By the middle of the week, a citizen informed the Chief of Police and the Mayor about a vigil to honor the life of Emerson Crayton Jr. and to pray for the Alexander City Police Department. No permit was given for this vigil from the Mayor’s office or police department, because this citizen did not need permission to organize the assembly. His actions were protected by the First Amendment to the United States Constitution. Due to rumblings around town, city officials were worried that problems could occur at the vigil.

Then they went to work attempting to make life better in Alexander City and protect the people. These men rearranged schedules so that enough law enforcement and first responders were available if needed. Numerous other tasks were undertaken as well. All of this work is routine when an event is planned. It ensures the safety of those attending the meeting and those who chose to stay home.

Our constitution protects the right of every citizen to freely congregate on any public ground that they choose.

More than a hundred people attended the vigil last Thursday night in front of the old courthouse in downtown Alexander City, which houses the police department, a spot chosen by the organizers to both honor a young man’s life and to pray for the local police department. Numerous people including several pastors offered heartfelt prayer for the Crayton family and city’s police officers and elected leaders.

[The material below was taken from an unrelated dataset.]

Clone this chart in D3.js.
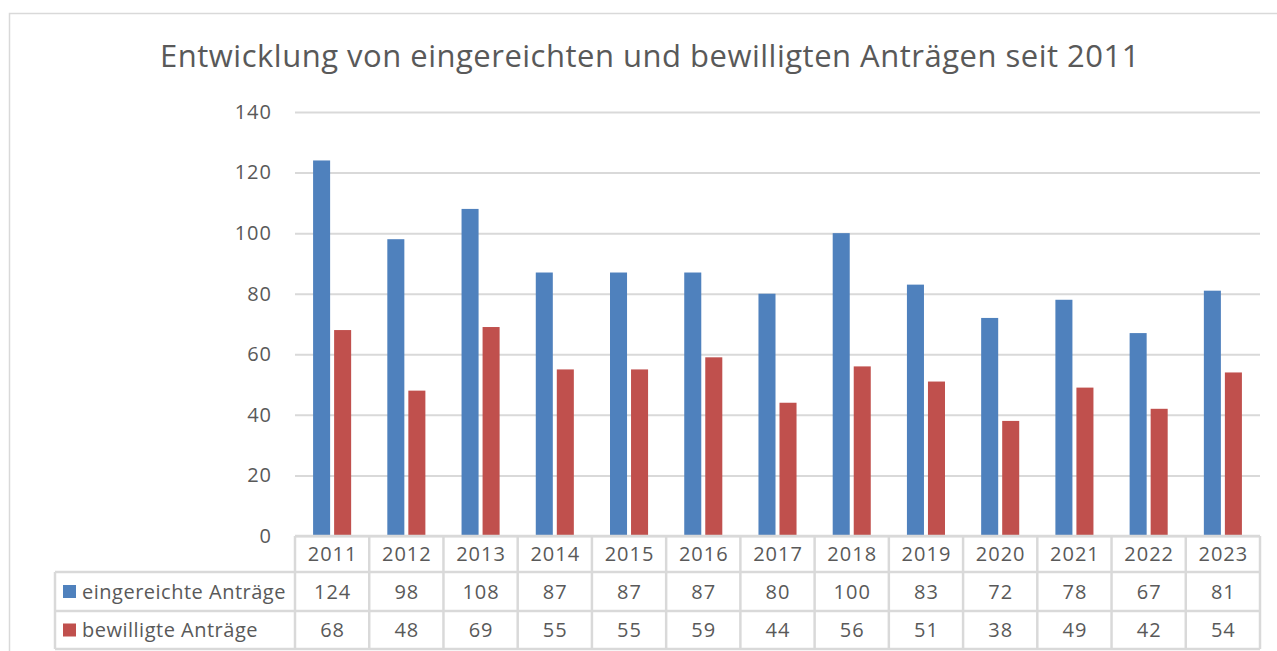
<!DOCTYPE html>
<html><head><meta charset="utf-8">
<script src="https://cdn.jsdelivr.net/npm/d3@7"></script>
<style>
html,body{margin:0;padding:0;background:#fff;}
svg{display:block;font-family:"Open Sans","Noto Sans",sans-serif;}
</style></head>
<body>
<svg id="c" width="1277" height="651"></svg>
<script>
const title = "Entwicklung von eingereichten und bewilligten Anträgen seit 2011";
const years = ["2011","2012","2013","2014","2015","2016","2017","2018","2019","2020","2021","2022","2023"];
const seriesNames = ["eingereichte Anträge","bewilligte Anträge"];
const eingereicht = [124,98,108,87,87,87,80,100,83,72,78,67,81];
const bewilligt = [68,48,69,55,55,59,44,56,51,38,49,42,54];
const yTicks = [0,20,40,60,80,100,120,140];
const colors = ["#4F81BD","#C0504D"];
const seriesValues = [eingereicht, bewilligt];

const svg = d3.select("#c");
const textColor = "#595959";
const gridColor = "#d9d9d9";

// outer border
svg.append("rect").attr("x",9.5).attr("y",13.5).attr("width",1300).attr("height",700)
  .attr("fill","none").attr("stroke",gridColor).attr("stroke-width",1.5);

const plotL = 295, plotR = 1260, plotT = 112, plotB = 536;
const x = d3.scaleBand().domain(years).range([plotL, plotR]);
const y = d3.scaleLinear().domain([0,140]).range([plotB, plotT]);
const xi = d3.scaleBand().domain(seriesNames).range([0, x.bandwidth()]).paddingInner(0.19).paddingOuter(0.86);

// title
svg.append("text").attr("x", 650).attr("y", 67).attr("text-anchor","middle")
  .attr("fill", textColor).attr("font-size", 31).attr("letter-spacing", 0.5).text(title);

// gridlines + y labels
const yAxis = d3.axisLeft(y).tickValues(yTicks).tickSize(-(plotR - plotL)).tickPadding(23).tickFormat(d3.format("d"));
const gy = svg.append("g").attr("transform",`translate(${plotL},0)`).call(yAxis);
gy.select(".domain").remove();
gy.selectAll(".tick line").attr("stroke", gridColor).attr("stroke-width",2);
gy.selectAll(".tick text").attr("fill", textColor).attr("font-size",20).attr("letter-spacing",1)
  .attr("font-family","'Open Sans','Noto Sans',sans-serif");

// bars
seriesNames.forEach((s, si) => {
  svg.append("g").selectAll("rect").data(years).join("rect")
    .attr("x", d => x(d) + xi(s))
    .attr("width", xi.bandwidth())
    .attr("y", (d,i) => y(seriesValues[si][i]))
    .attr("height", (d,i) => plotB - y(seriesValues[si][i]))
    .attr("fill", colors[si]);
});

// data table
const rowH = [36, 39, 38];
const rowTop = [plotB, plotB + rowH[0], plotB + rowH[0] + rowH[1]];
const tableBottom = rowTop[2] + rowH[2];
const legendL = 55;
const tg = svg.append("g");
const ls = {stroke: gridColor, "stroke-width": 2.5};
function line(x1,y1,x2,y2){ const l = tg.append("line").attr("x1",x1).attr("y1",y1).attr("x2",x2).attr("y2",y2); Object.entries(ls).forEach(([k,v])=>l.attr(k,v)); }
line(plotL, plotB, plotR, plotB);
line(legendL, rowTop[1], plotR, rowTop[1]);
line(legendL, rowTop[2], plotR, rowTop[2]);
line(legendL, tableBottom, plotR, tableBottom);
line(legendL, rowTop[1], legendL, tableBottom);
years.forEach(yr => line(x(yr), plotB, x(yr), tableBottom));
line(plotR, plotB, plotR, tableBottom);

tg.selectAll("text.yr").data(years).join("text").attr("class","yr")
  .attr("x", d => x(d) + x.bandwidth()/2 + 0.5).attr("y", rowTop[0] + rowH[0]/2 + 7)
  .attr("text-anchor","middle").attr("fill",textColor).attr("font-size",20).attr("letter-spacing",1).text(d => d);

seriesNames.forEach((s, si) => {
  const top = rowTop[si+1], h = rowH[si+1];
  tg.append("rect").attr("x", 63).attr("y", top + h/2 - 6.5).attr("width", 13).attr("height", 13).attr("fill", colors[si]);
  tg.append("text").attr("x", 82).attr("y", top + h/2 + 7).attr("fill", textColor).attr("font-size",20).attr("letter-spacing",0.5).text(s);
  tg.selectAll(null).data(years).join("text")
    .attr("x", d => x(d) + x.bandwidth()/2 + 0.5).attr("y", top + h/2 + 7)
    .attr("text-anchor","middle").attr("fill",textColor).attr("font-size",20).attr("letter-spacing",1)
    .text((d,i) => seriesValues[si][i]);
});
</script>
</body></html>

The site was beautiful with young and old holding lit candles in the darkness, heads bowed, eyes closed. It was quiet and they prayed.

After the vigil was over, the crowd went home to their families. Concerned people exercised their Constitutional right to assemble.

The sun came up on Alexander City Friday morning, and city leaders reported to work. I feel certain that they were pleased that they represent a town where the Constitution is respected and that they can be a part of protecting the rights and freedoms that this document guarantees.